→ **STATED TASK**: Filter out everything except lines holding "that".

→ **GIVEN MATERIAL**:
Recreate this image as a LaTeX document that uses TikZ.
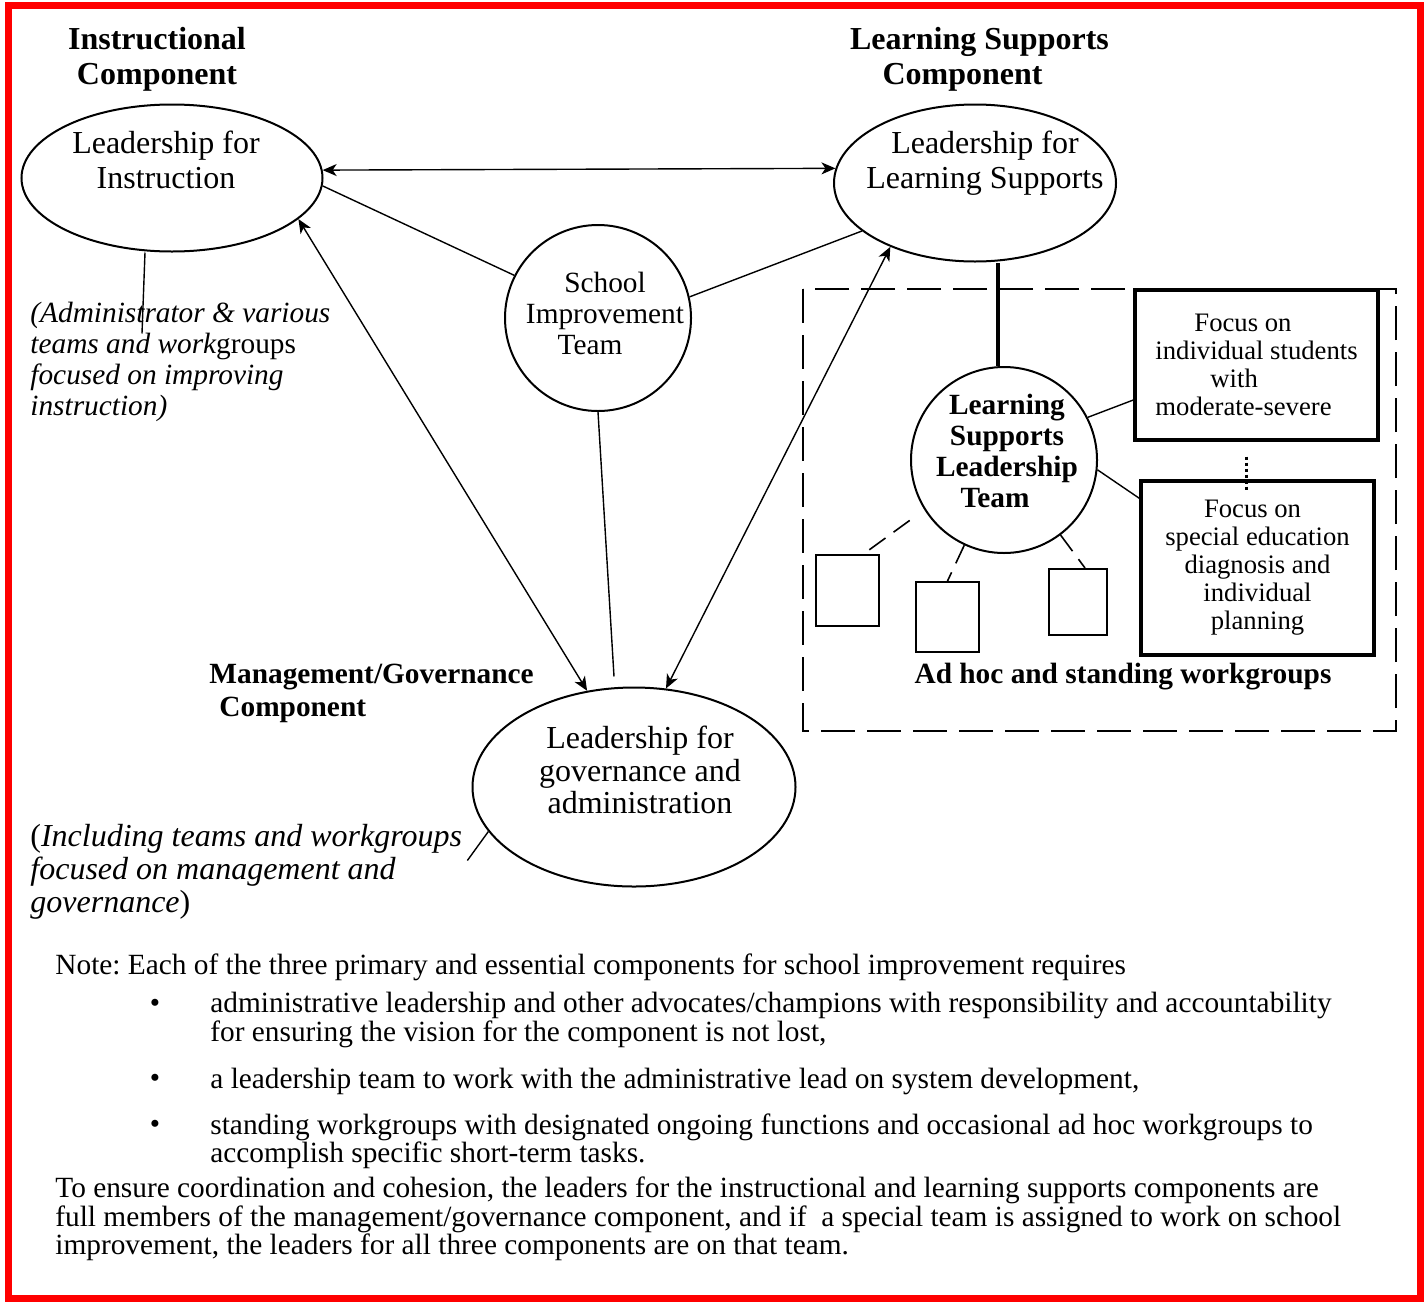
\documentclass[tikz,border=0pt]{standalone}
\usepackage{fontspec}
\setmainfont{Liberation Serif}
\usepackage{xcolor}
\usetikzlibrary{arrows.meta,shapes.geometric}
\definecolor{FrameRed}{HTML}{FF0000}
\frenchspacing
\tikzset{
  oval/.style={draw,ellipse,line width=1pt,inner sep=0pt},
  ring/.style={draw,circle,line width=1pt,inner sep=0pt},
  focusbox/.style={draw,line width=1.7pt,inner sep=0pt,align=left,
              font=\fontsize{13.33}{14}\selectfont},
  groupbox/.style={draw,line width=1pt,inner sep=0pt},
  headbold/.style={font=\fontsize{16}{17.5}\selectfont\bfseries,align=center,inner sep=0pt,yshift=-1.5pt},
  subbold/.style={font=\fontsize{14.67}{16.5}\selectfont\bfseries,align=left,inner sep=0pt,yshift=-1.5pt},
  ovaltext/.style={font=\fontsize{16}{17.5}\selectfont,align=center,inner sep=0pt,yshift=-1.5pt},
  ringtext/.style={font=\fontsize{14.67}{15.5}\selectfont,align=center,inner sep=0pt,yshift=-1.5pt},
  asidetext/.style={font=\fontsize{14.67}{15.5}\selectfont\itshape,align=left,inner sep=0pt,yshift=-1.5pt},
  notetext/.style={font=\fontsize{14.67}{14.2}\selectfont,align=left,inner sep=0pt,yshift=-1.5pt},
  link/.style={line width=0.7pt},
  twoway/.style={{Stealth[length=7pt,width=6pt,inset=2pt]}-{Stealth[length=7pt,width=6pt,inset=2pt]},line width=0.7pt},
  wglink/.style={line width=0.8pt,dash pattern=on 10pt off 5pt},
  wgframe/.style={line width=0.85pt,dash pattern=on 17pt off 6pt}
}

\begin{document}
\begin{tikzpicture}[x=0.5pt,y=0.5pt]
  \useasboundingbox (0,0) rectangle (1427,-1301);
  \draw[draw=FrameRed,line width=3.5pt] (8,-5.5) rectangle (1420,-1298.5);
  \draw[wgframe] (803,-289) rectangle (1396,-731);

  \node[headbold] (instrhead) at (157,-56) {Instructional\\Component};
  \node[headbold] (lshead) at (979.5,-56) {Learning Supports\\Component\hspace*{17pt}};
  \node[subbold,anchor=west] (govhead) at (209,-690) {Management/Governance\\\hspace*{5pt}Component};

  \node[oval,minimum width=150.5pt,minimum height=73.5pt] (li) at (172,-178) {};
  \node[ovaltext] (litext) at (166,-157) {Leadership for\\Instruction};
  \node[oval,minimum width=141pt,minimum height=78.5pt] (ls) at (975,-183) {};
  \node[ovaltext] (lstext) at (985,-160) {Leadership for\\Learning Supports};
  \node[oval,minimum width=161.5pt,minimum height=99.5pt] (gov) at (634,-787) {};
  \node[ovaltext,font=\fontsize{16}{16.3}\selectfont] (govtext) at (640,-767) {Leadership for\\governance and\\administration};
  \node[ring,minimum size=93pt] (sit) at (598,-318) {};
  \node[ringtext] (sittext) at (605,-310) {School\\Improvement\\Team\hspace*{15pt}};
  \node[ring,minimum size=93pt] (lslt) at (1004,-460) {};
  \node[ringtext,font=\fontsize{14.67}{15.5}\selectfont\bfseries] (lslttext) at (1007,-448) {Learning\\Supports\\Leadership\\Team\hspace*{12pt}};

  \node[focusbox,minimum width=121.5pt,minimum height=75pt] (foci) at (1256.5,-365)
    {\hspace*{19.5pt}Focus on\\individual students\\\hspace*{27.5pt}with\\moderate-severe};
  \node[focusbox,align=center,minimum width=116.5pt,minimum height=87pt] (fsped) at (1257.5,-568)
    {Focus on\hspace*{5pt}\\special education\\diagnosis and\\individual\\planning};
  \node[groupbox,minimum width=31.5pt,minimum height=35.5pt] (sq1) at (847.5,-590.5) {};
  \node[groupbox,minimum width=31.5pt,minimum height=35pt] (sq2) at (947.5,-617) {};
  \node[groupbox,minimum width=29pt,minimum height=33pt] (sq3) at (1078,-602) {};
  \node[subbold] (wglabel) at (1123,-674) {Ad hoc and standing workgroups};

  \node[asidetext,anchor=west] (instrnote) at (30,-359)
    {(Administrator \& various\\teams and work{\upshape groups}\\focused on improving\\instruction)};
  \node[asidetext,font=\fontsize{16}{16.5}\selectfont\itshape,anchor=west] (govnote) at (30,-869)
    {{\upshape(}Including teams and workgroups\\focused on management and\\governance{\upshape)}};

  \draw[twoway] (li.3) -- (ls.174);
  \draw[link] (li.-3) -- (sit.153);
  \draw[link] (sit.13) -- (ls.-157);
  \draw[link] (sit.south) -- ([xshift=-10pt,yshift=5pt]gov.north);
  \draw[twoway] (li.-18) -- (gov.116);
  \draw[twoway] (ls.-143) -- (gov.72);
  \draw[link] ([xshift=-13.5pt]li.south) -- ++(-3,-81);
  \draw[link] (gov.197) -- ++(-21,-29);
  \draw[line width=2pt] ([xshift=-3pt]lslt.north) -- ([xshift=-3pt]lslt.north |- ls.south);
  \draw[link] (lslt.27) -- ([yshift=-17.5pt]foci.west);
  \draw[link] (lslt.-6) -- ([yshift=-9.5pt]fsped.north west);
  \draw[line width=1.5pt,dash pattern=on 1.6pt off 1.4pt] ([xshift=-5pt,yshift=-7.5pt]foci.south) -- ++(0,-35);
  \draw[wglink,shorten <=9pt] (lslt.212) -- ([xshift=8pt]sq1.north);
  \draw[wglink] (lslt.245) -- (sq2.north);
  \draw[wglink] (lslt.-53) -- ([xshift=3.5pt]sq3.north);

  \node[notetext,anchor=west] (note) at (55,-964)
    {Note: Each of the three primary and essential components for school improvement requires};
  \foreach \y/\n in {1003/1,1078/2,1124/3}
    \node[notetext] (dot\n) at (155,-\y) {\textbullet};
  \node[notetext,anchor=west] (item1) at (210,-1017)
    {administrative leadership and other advocates/champions with responsibility and accountability\\for ensuring the vision for the component is not lost,};
  \node[notetext,anchor=west] (item2) at (210,-1078)
    {a leadership team to work with the administrative lead on system development,};
  \node[notetext,anchor=west] (item3) at (210,-1138)
    {standing workgroups with designated ongoing functions and occasional ad hoc workgroups to\\accomplish specific short-term tasks.};
  \node[notetext,anchor=west] (closing) at (55,-1216)
    {To ensure coordination and cohesion, the leaders for the instructional and learning supports components are\\full members of the management/governance component, and if\ \ a special team is assigned to work on school\\improvement, the leaders for all three components are on that team.};
\end{tikzpicture}
\end{document}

→ **ANSWER IN FULL**:
Recreate this image as a LaTeX document that uses TikZ.
    {To ensure coordination and cohesion, the leaders for the instructional and learning supports components are\\full members of the management/governance component, and if\ \ a special team is assigned to work on school\\improvement, the leaders for all three components are on that team.};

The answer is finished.